Is America’s Sweetheart a Cowgirl?
“17% of the members in the House of Representatives are women, compared to 25% in the Iraqi Parliament.”
There are few things I enjoy more on a lazy Sunday morning than a lazy breakfast accompanied by the New York Times. I am staying at my grandmother’s in Manhattan this weekend and she says that there are few things she enjoys more than having someone to discuss the articles with. We had just finished discussing the corruption that plagues the Iraqi government (for the article that prompted this, see Mark Mazzetti’s piece about ex-spy Duane R. Clarridge in the main section) when the above statistic caught my eye as I opened the magazine section.
Even the famously troubled Iraqi government has the U.S. beat in female representation.

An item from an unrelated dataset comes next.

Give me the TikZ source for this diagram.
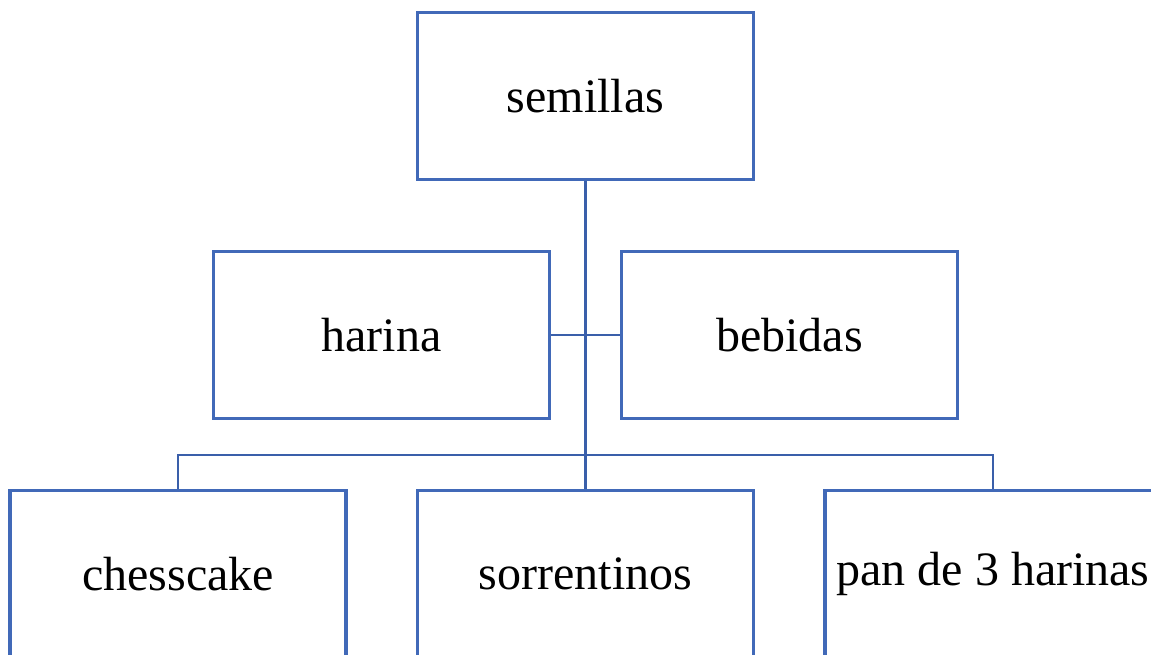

Although I tend to focus on the numbers of women missing from our Congress, it is interesting to think about the types of women that have ascended to occupy some of the highest offices in our land. Rebecca Traister provides a fascinating analysis of these women like Sarah Palin and Gabrielle Giffords in her article, “Cowgirl Country.”
In this piece, Traister argues that the cowgirl stereotype is that one most readily accepted by Americans. She argues that this is based in the American history of women, writing,
Frontier womanhood has emerged as one of the only historically American models of aspirational femininity available to girls
She asserts that this is the only “foundational fantasy of female strength and individualism we’ve agreed upon as embodying American power.” This is in contrast with popular male personas: “we have made considerably less imaginative space for ways in which women can persuade us of their ability to lead.”
Although I certainly agree that female leaders face a unique “double bind” in having to appear both caring and compassionate (i.e., “female”) as well as confident and assertive (i.e., “male”), I had never thought of cowgirls as being the only acceptable image we have in America if a strong woman. This is what I found most fascinating about Traister’s piece.
What do you think? Is the U.S. “Cowgirl Country”?